Despite landing her triple lutz and triple loop jump combo, Kailani was penalised with an under-rotation and edge call that cost her just under five points and up to six places, but she wasn’t alone in a tough judging field, which claimed valuable points for many skater’s.
“I was really wanting to break 50 points again and felt like the loop was alright,” Kailani said after the short program.
Her American coach Tiffany Chin was pleased overall but says that the triple jump combinations are high on Kailani’s radar.
“Overall, Kailani did what she can do,” Tiffany explained. “In the coming season she will definitely be working on adding the triple lutz/triple toe. She is very capable and we’ve received a lot of positive feedback here.”
Kailani improved two places in the free program, moving up from 18th to 16th position in the final standings.
Russian athletes took out the first two places, with Evgenia Medvedeva in first and compatriot Serafima Sakhanovich second. Japanese skater Wakaba Higuchi placed third.
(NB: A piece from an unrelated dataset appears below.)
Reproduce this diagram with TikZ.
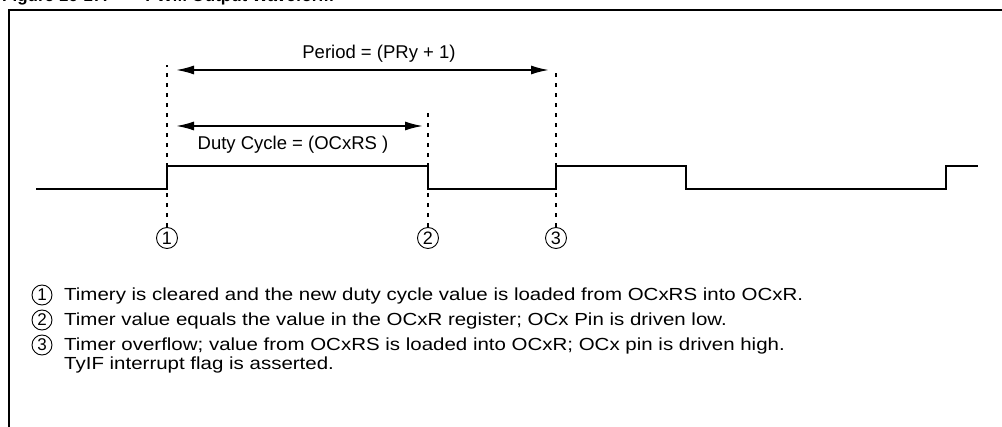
\documentclass[tikz,border=0pt]{standalone}
\usepackage{fontspec}
\setmainfont{Liberation Sans}
\newfontfamily\widesans[FakeStretch=1.17]{Liberation Sans}
\usetikzlibrary{arrows.meta}
\begin{document}
\begin{tikzpicture}[x=1pt,y=-1pt,
  wave/.style={line width=2.4pt},
  frame/.style={line width=2.6pt},
  guide/.style={line width=1.6pt, dash pattern=on 4pt off 6pt},
  dim/.style={line width=1.8pt, {Latex[length=18pt,width=9pt]}-{Latex[length=18pt,width=9pt]}},
  num/.style={circle, draw, line width=0.9pt, minimum size=21pt, inner sep=0pt,
              font=\fontsize{18}{18}\selectfont},
  lbl/.style={font=\fontsize{18.5}{20}\selectfont, inner sep=0pt},
  note/.style={font=\widesans\fontsize{17.5}{20}\selectfont, inner sep=0pt, anchor=base west},
]
\useasboundingbox (0,0) rectangle (1002,427);

% figure title (runs off the top of the page)
\node[anchor=base west, inner sep=0pt, font=\bfseries\fontsize{17}{17}\selectfont]
  (title) at (2,2) {Figure 16-17:\hspace{2.2em}PWM Output Waveform};

% frame
\draw[frame] (9,427) |- (1002,10);

% event markers under the waveform
\node[num] (c1) at (167,238) {1};
\node[num] (c2) at (428,238) {2};
\node[num] (c3) at (556,238) {3};

% top ends of the guide lines
\coordinate (t1) at (167,65);
\coordinate (t2) at (428,109);
\coordinate (t3) at (556,71);

\draw[guide] (c1.north) -- (t1);
\draw[guide] (c2.north) -- (t2);
\draw[guide] (c3.north) -- (t3);

% PWM output waveform
\coordinate (w0) at (36,189);
\coordinate (w1) at (978,166);
\draw[wave] (w0) -- (167,189) -- (167,166) -- (428,166) -- (428,189)
  -- (556,189) -- (556,166) -- (686,166) -- (686,189) -- (946,189)
  -- (946,166) -- (w1);

% period and duty cycle dimensions
\coordinate (pa) at (176,70);
\coordinate (pb) at (549,70);
\coordinate (da) at (176,126);
\coordinate (db) at (423,126);
\draw[dim] (pa) -- (pb);
\draw[dim] (da) -- (db);
\node[lbl, anchor=base] (plabel) at (379,59) {Period = (PRy + 1)};
\node[lbl, anchor=base] (dlabel) at (293,150) {Duty Cycle = (OCxRS )};

% legend
\node[num, minimum size=20pt, font=\fontsize{17}{17}\selectfont] (l1) at (42,295) {1};
\node[num, minimum size=20pt, font=\fontsize{17}{17}\selectfont] (l2) at (42,320) {2};
\node[num, minimum size=20pt, font=\fontsize{17}{17}\selectfont] (l3) at (42,345) {3};
\node[note] (d1) at (64,301)
  {Timery is cleared and the new duty cycle value is loaded from OCxRS into OCxR.};
\node[note] (d2) at (64,326)
  {Timer value equals the value in the OCxR register; OCx Pin is driven low.};
\node[note] (d3) at (64,351)
  {Timer overflow; value from OCxRS is loaded into OCxR; OCx pin is driven high.};
\node[note] (d4) at (64,370)
  {TyIF interrupt flag is asserted.};
\end{tikzpicture}
\end{document}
Reflecting on her performance, Kailani commented:
“Heading into the free program I was very nervous, but am happy with my skate.”
“I was able to put out two solid performances in Estonia, improving on my finish from last year, and can’t wait to return next year with a triple/triple combo.”
Men’s Short Program
Also competing for Australia at the Junior World Championships was fourteen-year-old James Min. Skating to The Voice winner Harrison Craig’s “you raise me up”, James finished in 31st place.
After the event, James commented on his experience.
“I am so pleased with my skate and enjoyed every moment, learning a lot from watching all the great Japanese and Russian skaters.”